When the British astronomer Edmond Halley stepped off his boat here in 1700 with a herd of sheep and goats, he set Trindade on the path to devastation.
The animals bred uncontrollably, eating away the island's vegetation and the eggs of the island's green turtles and disrupting its water courses.
Brazil won control of the island in the late 19th century. A strategic spot in the mid-Atlantic, it was the scene of a sea battle between British and German ships at the outbreak of World War I.
In the 1990s, Brazil finally decided to cull hundreds of rampant goats, sheep and pigs to save the island's native species.
The last goat was shot down in 2005. Now little by little, scientists say, the rocky island is regaining its natural diversity.
No tourists come to the island and inhabitants are banned from bathing in the sea on most of the beaches or even walking on them alone because of fierce tidal waves that crash onto the shores.
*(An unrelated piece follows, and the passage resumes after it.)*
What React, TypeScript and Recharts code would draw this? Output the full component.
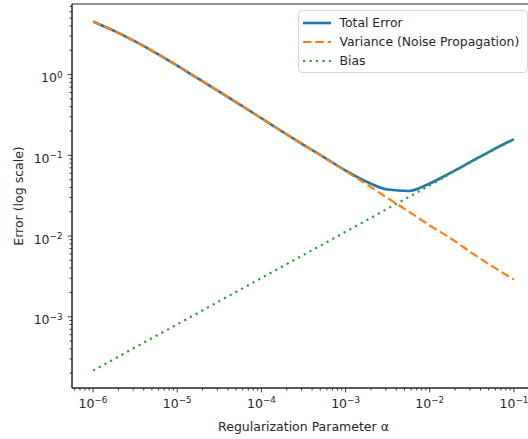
import React from "react";
import {Legend, Line, LineChart, ReferenceArea, XAxis, YAxis} from "recharts";

// regularization parameter samples (quarter-decade steps)
const alphas = [1e-6, 1.78e-6, 3.16e-6, 5.62e-6, 1e-5, 1.78e-5, 3.16e-5, 5.62e-5, 1e-4, 1.78e-4, 3.16e-4,
    5.62e-4, 1e-3, 1.78e-3, 3.16e-3, 5.62e-3, 1e-2, 1.78e-2, 3.16e-2, 5.62e-2, 1e-1];
const totalError = [4.56, 3.48, 2.58, 1.845, 1.29, 0.891, 0.614, 0.423, 0.288, 0.196, 0.135,
    0.0937, 0.0648, 0.047, 0.0377, 0.0362, 0.0448, 0.061, 0.0845, 0.117, 0.159];
const variance = [4.56, 3.48, 2.58, 1.845, 1.29, 0.891, 0.614, 0.423, 0.288, 0.196, 0.135,
    0.0933, 0.0637, 0.0437, 0.0295, 0.0201, 0.0135, 0.00933, 0.00617, 0.00417, 0.00288];
const bias = [2.15e-4, 2.99e-4, 4.17e-4, 5.79e-4, 8.05e-4, 1.12e-3, 1.56e-3, 2.17e-3, 3.02e-3, 4.2e-3, 5.83e-3,
    8.1e-3, 0.0113, 0.0157, 0.0219, 0.0304, 0.0425, 0.0598, 0.0833, 0.116, 0.157];

const xMajor = [-6, -5, -4, -3, -2, -1];
const yMajor = [-3, -2, -1, 0];

const xDomain = [10 ** -6.25, 10 ** -0.75];
const yDomain = [10 ** -3.883, 10 ** 0.875];

const series = [
    {key: 'total', name: 'Total Error', color: '#1f77b4', width: 2.6, dash: undefined as string | undefined},
    {key: 'variance', name: 'Variance (Noise Propagation)', color: '#ff7f0e', width: 2.2, dash: '8.5 3.8'},
    {key: 'bias', name: 'Bias', color: '#2ca02c', width: 2.2, dash: '2.2 4.3'},
];

const data = alphas.map((alpha, i) => ({
    alpha,
    total: totalError[i],
    variance: variance[i],
    bias: bias[i],
}));

// major + minor log ticks inside a domain
const logTicks = (domain: number[]) => {
    const out: number[] = [];
    const lo = Math.floor(Math.log10(domain[0]));
    const hi = Math.ceil(Math.log10(domain[1]));
    for (let e = lo; e <= hi; e++) {
        for (let m = 1; m <= 9; m++) {
            const v = m * 10 ** e;
            if (v >= domain[0] && v <= domain[1]) out.push(v);
        }
    }
    return out;
};

const FONT = '"DejaVu Sans", sans-serif';
const INK = '#262626';

const exponentOf = (v: number) => {
    const e = Math.round(Math.log10(v));
    return Math.abs(v / 10 ** e - 1) < 1e-6 ? e : null;
};

const fmtExp = (e: number) => (e < 0 ? '\u2212' + Math.abs(e) : String(e));

const XTick = (props: any) => {
    const {x, y, payload} = props;
    const e = exponentOf(payload.value);
    const major = e !== null && xMajor.includes(e);
    return (
        <g>
            <line x1={x} x2={x} y1={y} y2={y + (major ? 4.4 : 2.5)} stroke={INK} strokeWidth={0.9}/>
            {major && (
                <text x={x} y={y + 19.5} textAnchor="middle" fontSize={12.5} fontFamily={FONT} fill={INK}>
                    10<tspan dy={-4.5} fontSize={8.8}>{fmtExp(e as number)}</tspan>
                </text>
            )}
        </g>
    );
};

const YTick = (props: any) => {
    const {x, y, payload} = props;
    const e = exponentOf(payload.value);
    const major = e !== null && yMajor.includes(e);
    return (
        <g>
            <line x1={x} x2={x - (major ? 4.4 : 2.5)} y1={y} y2={y} stroke={INK} strokeWidth={0.9}/>
            {major && (
                <text x={x - 9.5} y={y + 7.5} textAnchor="end" fontSize={12.5} fontFamily={FONT} fill={INK}>
                    10<tspan dy={-4.5} fontSize={8.8}>{fmtExp(e as number)}</tspan>
                </text>
            )}
        </g>
    );
};

const LegendBox = () => (
    <div style={{
        border: '1px solid #d6d6d6',
        borderRadius: 4,
        background: 'rgba(255,255,255,0.8)',
        padding: '2px 6px 2px 4px',
        fontFamily: FONT,
        fontSize: 12.4,
        color: INK,
        width: 218,
    }}>
        {series.map(s => (
            <div key={s.key} style={{display: 'flex', alignItems: 'center', height: 19}}>
                <svg width={28} height={6} style={{marginRight: 8.5}}>
                    <line x1={0} x2={28} y1={3} y2={3} stroke={s.color} strokeWidth={s.width}
                          strokeDasharray={s.dash}/>
                </svg>
                <span style={{whiteSpace: 'nowrap'}}>{s.name}</span>
            </div>
        ))}
    </div>
);

export default function App() {
    return (
        <div style={{position: 'fixed', left: 0, top: 0, width: 528, height: 439, overflow: 'hidden', background: '#fff'}}>
            <LineChart width={560} height={439} data={data} margin={{top: 4, right: 25, left: 0, bottom: 0}}>
                <XAxis dataKey="alpha" type="number" scale="log" domain={xDomain} allowDataOverflow
                       ticks={logTicks(xDomain)} interval={0} tick={<XTick/>} tickLine={false}
                       tickSize={0} tickMargin={0} height={51}
                       axisLine={{stroke: INK, strokeWidth: 1}}
                       label={{value: 'Regularization Parameter \u03b1', position: 'insideBottom', offset: 8,
                           style: {fontFamily: FONT, fontSize: 12.5, fill: INK}}}/>
                <YAxis type="number" scale="log" domain={yDomain} allowDataOverflow
                       ticks={logTicks(yDomain)} interval={0} tick={<YTick/>} tickLine={false}
                       tickSize={0} tickMargin={0} width={72}
                       axisLine={{stroke: INK, strokeWidth: 1}}
                       label={{value: 'Error (log scale)', angle: -90, position: 'insideLeft', offset: 19,
                           style: {fontFamily: FONT, fontSize: 12.5, fill: INK, textAnchor: 'middle'}}}/>
                {series.map(s => (
                    <Line key={s.key} dataKey={s.key} name={s.name} type="monotone" stroke={s.color}
                          strokeWidth={s.width} strokeDasharray={s.dash} dot={false} activeDot={false}
                          isAnimationActive={false}/>
                ))}
                <ReferenceArea x1={xDomain[0]} x2={xDomain[1]} y1={yDomain[0]} y2={yDomain[1]}
                               fill="none" fillOpacity={0} stroke={INK} strokeWidth={1} ifOverflow="visible"/>
                <Legend layout="vertical" verticalAlign="middle" align="center" content={<LegendBox/>}
                        wrapperStyle={{top: 10, left: 298, width: 'auto'}}/>
            </LineChart>
        </div>
    );
}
"On my first mission here in 1994, I found the island devastated," said Ruy Valka Alves, a botanist from Brazil's National Museum, who has visited Trindade about 20 times.
"Today I believe the vegetation is clearly regenerating. We have tested it through field work and satellite images," he added.
"The water has risen in some of the streams. If we let nature run its course, we are having notable results, even without intervening further."
The island's shores abound in coral, fish, turtles and an endangered species of crab.
Various species of seabird are coming to breed again on Trindade as the trees grow back.
"The island is enormously rich. There are more species to be discovered," said Anabele Stefania Gomes, a botanist who is studying plants on the island.
"There are species that had been extinct here and are now managing to return."